Make Curiosity a Part of Your Decision Making

Five years old little cute boy hiding behind a table

I am inherently curious. Offer me a factory tour and I’m there. Give me a chance to visit a new city and I’m all over it. I like nothing better than the “ah-has” that come with learning something new. Over the years, this curiosity has served me well as I’ve interacted with a spectrum of clients in a wide variety of industries. While my focus is workforce transition issues, it helps that I can talk retail with retailers and distribution with distributors.

I mentioned this in a presentation last month and an electrical contractor sitting in the front row raised his hand. “I’m always looking up,” he said, trying to figure out how the place was wired. I can be in a restaurant, shopping mall, or bus station, I’m always analyzing the other guy’s work.” I asked how many other people in the audience did something similar and a good portion raised their hands.

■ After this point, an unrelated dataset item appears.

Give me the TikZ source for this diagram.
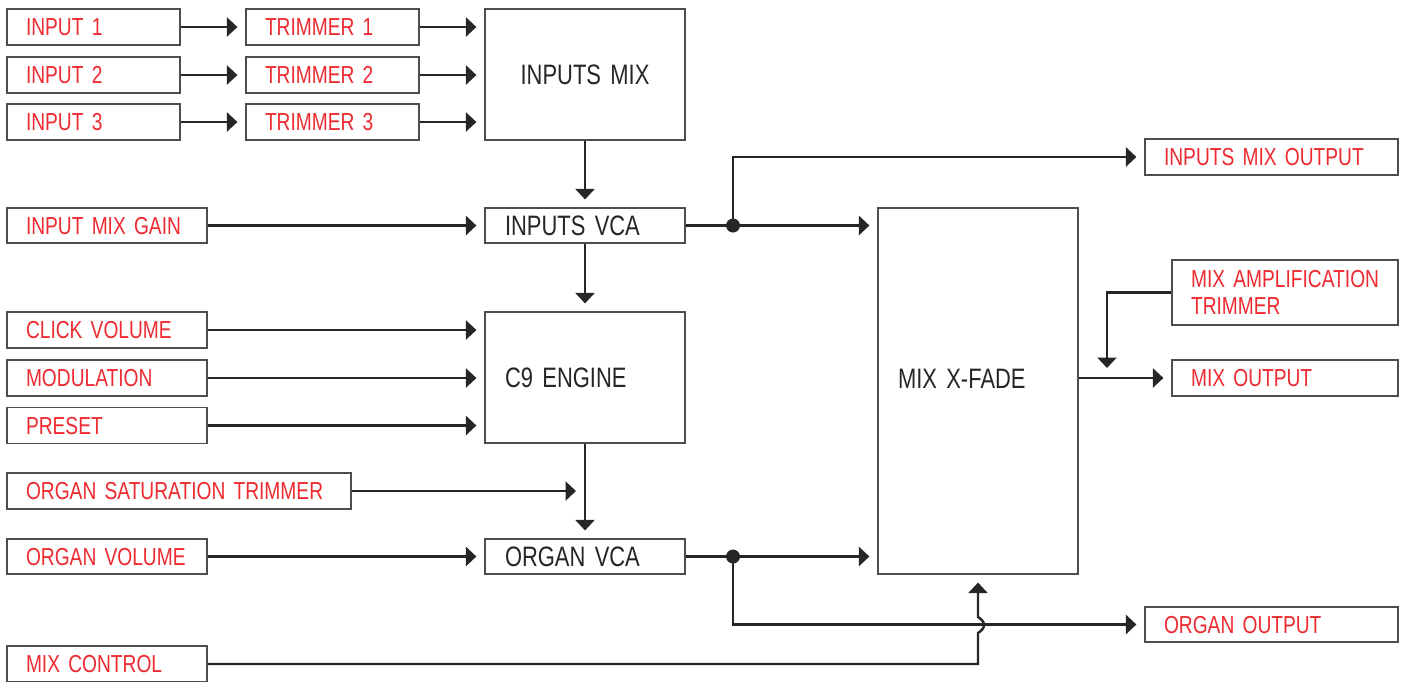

This sense of wonder will serve you well regardless of your occupation and environment. I am continually surprised how little most people know about the organization for which they work. As I write this for instance, a driver for a linen and uniforms service is walking past me. I have an urge to ask him, “So how does your company make money? Can you explain the business model to me?” If he didn’t assume I was nuts, chances are he might say something like, “It’s not my job to know stuff like that.” How sad, for both him and the firm he works for. Knowledge, regardless of your role in the organization is the key to better decision making and success on several levels.

If you’re reading this, chances are you’re not one of these tunnel-visioned people who’s only invested in the next paycheck. But what about the people around you? Better profits come from better productivity. Better productivity comes from better decision making. Better decision making comes from better knowledge. Better knowledge comes from a continual sense of wonder and curiosity. So what to do? Here are three easy-to-implement suggestions:

Make curiosity a part of your ethos. Take a tour. Connect with a colleague in another part of the business with whom you might benefit from a mutual relationship. Ask those questions about the firm and industry that will open doors to new opportunities. Step out of your comfort zone and enjoy the rewards.

Set aside time to discuss the details. Dedicate the first or last five minutes of every meeting to sharing something interesting about the firm. Explain why it’s essential and how it impacts everyone. If your people are remote, send them a video or an interesting set of factoids. You might even assign this task to others to encourage their curiosity. Chance are, you’ll be surprised by what they find fascinating.

Demonstrate how curiosity turns into success. Tell your story. Ask your boss to tell his story. Ask a top manager to her story. Do this enough and your people will conclude that asking more questions and developing a sense of wonder is essential to better opportunities not just with your firm, but elsewhere long-term.

An enquiring mind is essential for short-term and long-term success. Put it to work today and get those around you to do the same.